Task brief. Each line containing the word "this" needs to be copied.

Provided entries.
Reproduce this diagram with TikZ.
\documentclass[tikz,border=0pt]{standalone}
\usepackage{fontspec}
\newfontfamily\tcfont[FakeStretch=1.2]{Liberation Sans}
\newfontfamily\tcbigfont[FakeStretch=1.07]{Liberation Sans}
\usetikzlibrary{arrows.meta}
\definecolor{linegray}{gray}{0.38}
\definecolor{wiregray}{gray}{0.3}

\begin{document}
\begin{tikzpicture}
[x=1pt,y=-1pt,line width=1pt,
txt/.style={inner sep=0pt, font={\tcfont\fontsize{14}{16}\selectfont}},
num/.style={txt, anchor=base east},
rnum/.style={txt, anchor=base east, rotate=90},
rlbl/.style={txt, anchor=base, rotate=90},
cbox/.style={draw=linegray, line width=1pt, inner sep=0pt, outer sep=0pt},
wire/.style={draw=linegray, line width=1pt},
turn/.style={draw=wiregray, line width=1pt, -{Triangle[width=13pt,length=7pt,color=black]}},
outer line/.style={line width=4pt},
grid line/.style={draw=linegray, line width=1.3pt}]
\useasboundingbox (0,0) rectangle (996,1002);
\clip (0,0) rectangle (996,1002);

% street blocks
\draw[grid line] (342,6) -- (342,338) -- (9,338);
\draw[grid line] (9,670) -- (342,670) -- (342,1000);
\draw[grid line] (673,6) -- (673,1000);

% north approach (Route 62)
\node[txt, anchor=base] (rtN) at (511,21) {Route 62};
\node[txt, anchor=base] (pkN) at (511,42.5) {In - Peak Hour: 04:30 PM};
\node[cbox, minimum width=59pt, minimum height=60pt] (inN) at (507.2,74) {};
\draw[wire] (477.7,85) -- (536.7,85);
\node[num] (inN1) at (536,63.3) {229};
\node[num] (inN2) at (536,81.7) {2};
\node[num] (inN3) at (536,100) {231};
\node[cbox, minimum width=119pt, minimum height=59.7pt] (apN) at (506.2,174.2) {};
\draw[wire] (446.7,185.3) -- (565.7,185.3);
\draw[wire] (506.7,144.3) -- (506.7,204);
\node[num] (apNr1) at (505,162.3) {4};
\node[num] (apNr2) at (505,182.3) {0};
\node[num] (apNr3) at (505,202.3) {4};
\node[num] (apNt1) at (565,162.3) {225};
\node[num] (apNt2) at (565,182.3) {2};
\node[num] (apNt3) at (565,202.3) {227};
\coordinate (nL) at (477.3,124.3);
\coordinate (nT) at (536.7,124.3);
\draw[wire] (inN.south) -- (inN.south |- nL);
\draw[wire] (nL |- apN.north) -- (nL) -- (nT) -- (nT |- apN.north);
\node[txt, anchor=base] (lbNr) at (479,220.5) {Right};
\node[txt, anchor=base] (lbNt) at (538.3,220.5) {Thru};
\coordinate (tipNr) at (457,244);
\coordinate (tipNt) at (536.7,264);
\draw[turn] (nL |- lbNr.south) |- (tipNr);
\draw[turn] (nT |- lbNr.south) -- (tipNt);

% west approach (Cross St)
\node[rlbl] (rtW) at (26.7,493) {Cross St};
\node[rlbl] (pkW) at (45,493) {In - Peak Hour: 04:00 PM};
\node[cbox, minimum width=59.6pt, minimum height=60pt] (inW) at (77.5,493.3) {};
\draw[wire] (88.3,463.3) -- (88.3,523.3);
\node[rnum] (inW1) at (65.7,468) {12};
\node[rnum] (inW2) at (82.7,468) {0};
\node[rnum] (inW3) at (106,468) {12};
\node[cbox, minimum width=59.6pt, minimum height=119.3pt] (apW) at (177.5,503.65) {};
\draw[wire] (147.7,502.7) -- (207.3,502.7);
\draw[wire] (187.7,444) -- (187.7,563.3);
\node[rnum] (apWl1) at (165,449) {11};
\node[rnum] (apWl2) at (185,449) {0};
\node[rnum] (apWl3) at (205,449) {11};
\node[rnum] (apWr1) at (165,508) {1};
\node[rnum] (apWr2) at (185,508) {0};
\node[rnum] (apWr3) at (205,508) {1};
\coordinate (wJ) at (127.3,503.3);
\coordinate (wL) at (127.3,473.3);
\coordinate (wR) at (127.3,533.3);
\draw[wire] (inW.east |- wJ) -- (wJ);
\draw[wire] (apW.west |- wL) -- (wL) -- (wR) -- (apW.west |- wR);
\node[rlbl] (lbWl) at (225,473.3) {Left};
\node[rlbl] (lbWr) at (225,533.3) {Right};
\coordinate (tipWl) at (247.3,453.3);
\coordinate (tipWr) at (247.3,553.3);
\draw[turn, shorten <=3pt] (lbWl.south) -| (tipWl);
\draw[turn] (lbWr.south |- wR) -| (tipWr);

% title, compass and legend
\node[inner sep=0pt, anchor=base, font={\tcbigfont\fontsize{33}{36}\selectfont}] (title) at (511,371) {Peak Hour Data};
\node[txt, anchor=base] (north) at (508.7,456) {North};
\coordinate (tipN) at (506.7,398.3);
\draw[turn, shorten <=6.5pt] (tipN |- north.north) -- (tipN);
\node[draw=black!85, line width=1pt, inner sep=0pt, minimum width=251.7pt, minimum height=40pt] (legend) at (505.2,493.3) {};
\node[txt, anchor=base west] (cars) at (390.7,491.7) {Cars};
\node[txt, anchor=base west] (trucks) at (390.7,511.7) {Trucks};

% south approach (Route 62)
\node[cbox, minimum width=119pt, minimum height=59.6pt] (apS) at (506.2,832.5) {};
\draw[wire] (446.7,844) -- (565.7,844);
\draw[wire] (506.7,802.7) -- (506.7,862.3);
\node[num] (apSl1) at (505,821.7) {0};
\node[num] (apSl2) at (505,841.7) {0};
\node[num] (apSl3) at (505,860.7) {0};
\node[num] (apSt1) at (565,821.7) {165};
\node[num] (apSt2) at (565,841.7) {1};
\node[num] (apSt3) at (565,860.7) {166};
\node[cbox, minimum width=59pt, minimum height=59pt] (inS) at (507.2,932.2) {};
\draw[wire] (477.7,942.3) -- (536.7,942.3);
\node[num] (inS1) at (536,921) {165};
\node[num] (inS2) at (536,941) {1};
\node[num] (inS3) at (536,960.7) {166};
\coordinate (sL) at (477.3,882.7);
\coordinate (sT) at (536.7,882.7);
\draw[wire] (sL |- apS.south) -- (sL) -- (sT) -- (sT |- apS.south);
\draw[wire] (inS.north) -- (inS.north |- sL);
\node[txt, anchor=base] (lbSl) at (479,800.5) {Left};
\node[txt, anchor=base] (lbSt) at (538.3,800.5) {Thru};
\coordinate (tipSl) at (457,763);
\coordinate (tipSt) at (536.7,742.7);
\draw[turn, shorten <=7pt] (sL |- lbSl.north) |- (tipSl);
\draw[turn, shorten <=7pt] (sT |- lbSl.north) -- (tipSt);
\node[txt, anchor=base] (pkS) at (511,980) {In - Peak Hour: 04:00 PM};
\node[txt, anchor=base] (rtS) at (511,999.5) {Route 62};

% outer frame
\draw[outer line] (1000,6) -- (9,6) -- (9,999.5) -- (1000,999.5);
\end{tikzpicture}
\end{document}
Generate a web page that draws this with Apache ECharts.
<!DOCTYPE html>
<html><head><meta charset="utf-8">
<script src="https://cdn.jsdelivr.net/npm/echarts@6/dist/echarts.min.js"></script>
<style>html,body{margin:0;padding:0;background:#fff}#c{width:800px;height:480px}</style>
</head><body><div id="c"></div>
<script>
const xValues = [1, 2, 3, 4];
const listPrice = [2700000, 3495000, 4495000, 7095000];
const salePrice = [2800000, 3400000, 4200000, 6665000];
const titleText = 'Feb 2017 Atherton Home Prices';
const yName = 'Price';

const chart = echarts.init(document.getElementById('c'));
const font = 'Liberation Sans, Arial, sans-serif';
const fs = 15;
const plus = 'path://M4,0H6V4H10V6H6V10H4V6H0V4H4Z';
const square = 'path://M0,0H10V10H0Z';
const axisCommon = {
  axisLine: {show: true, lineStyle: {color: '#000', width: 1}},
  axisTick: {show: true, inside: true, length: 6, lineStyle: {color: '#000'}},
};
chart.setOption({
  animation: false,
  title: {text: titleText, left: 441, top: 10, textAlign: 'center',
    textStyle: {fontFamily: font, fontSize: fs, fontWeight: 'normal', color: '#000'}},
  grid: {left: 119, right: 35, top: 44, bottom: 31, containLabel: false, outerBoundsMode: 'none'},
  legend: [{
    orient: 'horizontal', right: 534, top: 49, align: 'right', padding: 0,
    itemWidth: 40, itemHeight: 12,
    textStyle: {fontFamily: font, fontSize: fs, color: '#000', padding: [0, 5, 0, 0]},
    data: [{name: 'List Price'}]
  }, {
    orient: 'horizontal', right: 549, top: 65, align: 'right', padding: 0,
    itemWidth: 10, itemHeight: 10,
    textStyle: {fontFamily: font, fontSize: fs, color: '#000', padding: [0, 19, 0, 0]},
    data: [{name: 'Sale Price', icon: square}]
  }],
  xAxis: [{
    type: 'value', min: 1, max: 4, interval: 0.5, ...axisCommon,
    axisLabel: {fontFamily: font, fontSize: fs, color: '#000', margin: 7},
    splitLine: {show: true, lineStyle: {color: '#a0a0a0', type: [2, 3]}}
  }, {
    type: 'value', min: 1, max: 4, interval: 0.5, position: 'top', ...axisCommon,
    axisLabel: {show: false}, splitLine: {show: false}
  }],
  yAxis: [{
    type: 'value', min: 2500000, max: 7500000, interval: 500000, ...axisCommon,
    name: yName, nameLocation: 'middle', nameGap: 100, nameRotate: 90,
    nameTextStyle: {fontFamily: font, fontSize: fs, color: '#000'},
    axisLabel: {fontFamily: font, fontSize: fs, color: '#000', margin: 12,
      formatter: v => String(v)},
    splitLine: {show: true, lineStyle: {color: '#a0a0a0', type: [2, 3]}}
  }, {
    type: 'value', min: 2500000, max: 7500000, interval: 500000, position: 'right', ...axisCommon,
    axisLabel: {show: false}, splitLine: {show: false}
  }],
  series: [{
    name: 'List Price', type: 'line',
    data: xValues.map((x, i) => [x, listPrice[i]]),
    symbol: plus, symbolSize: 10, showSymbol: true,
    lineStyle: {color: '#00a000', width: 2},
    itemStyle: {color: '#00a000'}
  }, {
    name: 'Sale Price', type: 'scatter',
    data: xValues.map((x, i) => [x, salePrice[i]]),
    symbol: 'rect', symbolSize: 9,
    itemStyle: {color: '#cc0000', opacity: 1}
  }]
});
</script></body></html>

Response.
Reproduce this diagram with TikZ.
Generate a web page that draws this with Apache ECharts.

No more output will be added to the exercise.